E ancora, altri e più ampi interrogativi si aprono: in particolare, come conciliare la legittimità della differenziazione del regime matrimoniale con il divieto di discriminazione delle coppie omosessuali nell’accesso all’adozione davanti ad istituti che si propongano come la declinazione “senza figli” del matrimonio, riservata alle sole coppie omosessuali?
Ci sembra allora che tale decisione possa avere conseguenze interessanti anche per quanto riguarda quegli ordinamenti (come la Germania o la stessa Austria, in seguito all’adozione, nelle more del presente ricorso, della legge sulle unioni civili riservate alle coppie omosessuali), che hanno istituito un istituto analogo al matrimonio per le sole coppie omosessuali, con l’unica differenza sostanziale nel regime della filiazione, dell’adozione e della procreazione assistita. Premesso che la disparità di trattamento vietata dalla Convenzione sussiste solo tra situazioni analoghe, non sono forse da ritenere “analoghe” le situazioni in cui versano coppie legate da istituti analoghi in tutto fuorché sotto l’aspetto della possibilità di avere figli legalmente riconosciuti (e del nomen “matrimonio”)? È legittima la scelta del legislatore di escludere le coppie omosessuali dal matrimonio con il solo obiettivo di non consentire la crescita di un figlio con due padri o due madri, dopo che la Corte ha stabilito che le coppie omosessuali non possono essere ritenute inidonee e che pertanto la loro supposta inidoneità a crescere dei figli non può costituire un legittimo motivo di discriminazione? Ed è legittima, nell’interesse superiore del minore, la scelta di escludere le coppie registrate dall’accesso all’adozione, specialmente laddove l’adozione da parte dei single sia invece ammessa, preferendo così riconoscere al minore un solo genitore piuttosto che due genitori dello stesso sesso?

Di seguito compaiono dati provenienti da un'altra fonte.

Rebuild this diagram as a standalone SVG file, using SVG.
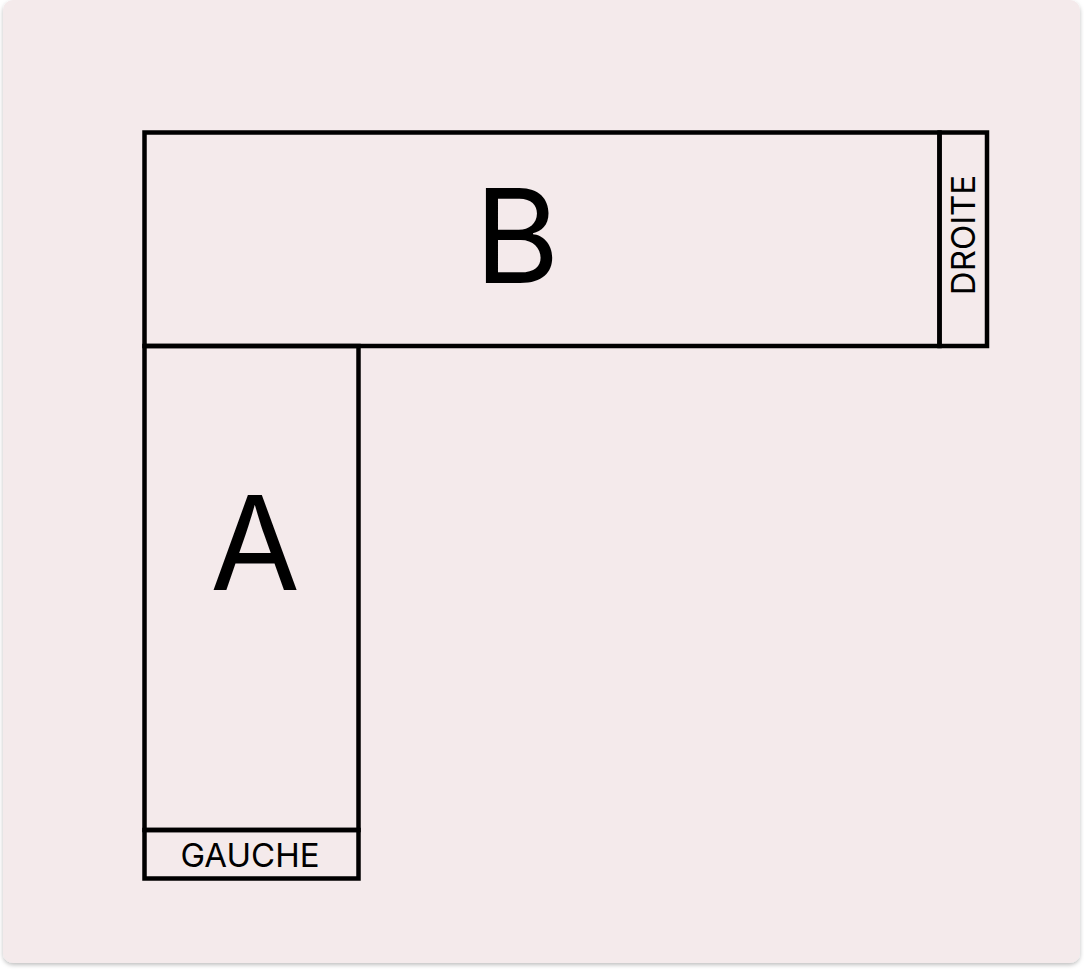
<svg xmlns="http://www.w3.org/2000/svg" width="1084" height="971" viewBox="0 0 1084 971">
<defs>
<filter id="sh" x="-5%" y="-5%" width="110%" height="110%">
<feDropShadow dx="0" dy="2" stdDeviation="2" flood-color="#000" flood-opacity="0.25"/>
</filter>
<style>
.box{fill:none;stroke:#000;stroke-width:4.5}
.big{font-family:Inter,"Liberation Sans",sans-serif;font-size:130px;fill:#000;text-anchor:middle}
.small{font-family:Inter,"Liberation Sans",sans-serif;font-size:33px;fill:#000;text-anchor:middle}
</style>
</defs>
<rect x="3" y="0" width="1077" height="963" rx="10" fill="#f4eaeb" filter="url(#sh)"/>
<g id="B">
<rect class="box" x="144.5" y="132.5" width="795" height="213.5"/>
<text class="big" x="517" y="283">B</text>
</g>
<g id="DROITE">
<rect class="box" x="939.5" y="132.5" width="47.5" height="213.5"/>
<text class="small" transform="translate(975,235) rotate(-90)">DROITE</text>
</g>
<g id="A">
<rect class="box" x="144.5" y="346" width="214" height="484"/>
<text class="big" x="255" y="590">A</text>
</g>
<g id="GAUCHE">
<rect class="box" x="144.5" y="830" width="214" height="48.5"/>
<text class="small" x="250" y="867">GAUCHE</text>
</g>
<g id="connectors"/>
</svg>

Tali interrogativi rischiano di diventare ben presto meri esercizi intellettuali, davanti alle evoluzioni che, in quegli Stati che hanno iniziato anni addietro ad aprire al riconoscimento delle coppie omosessuali, ne stanno modificando lo statuto, eliminando gradualmente le differenze tra queste e le coppie eterosessuali sposate, così che a breve la varietà dei regimi giuridici in materia sarà ridotta a due: quelli che riconoscono le famiglie fondate su coppie omosessuali e quelli che, come ad oggi l’Italia, non le riconoscono, se non in qualche sentenza lasciata lettera morta.
Ma è indubbiamente verso il riconoscimento che muove la tendenza europea, nonostante i numeri mostrino ancora lontana la formazione di un consenso. Intendendo letteralmente per tendenza «la direzione in cui evolve un fenomeno», è innegabile che dai primi anni Duemila si assista ad una graduale evoluzione dello statuto delle coppie omosessuali che, seppur con percorsi lenti e variegati, non ha mai subito battute d’arresto, e non sembra destinata a subirne soprattutto ora che, in un momento di crisi, i governi europei stanno riscoprendo i diritti civili grazie alla loro natura di “diritti che non costano”.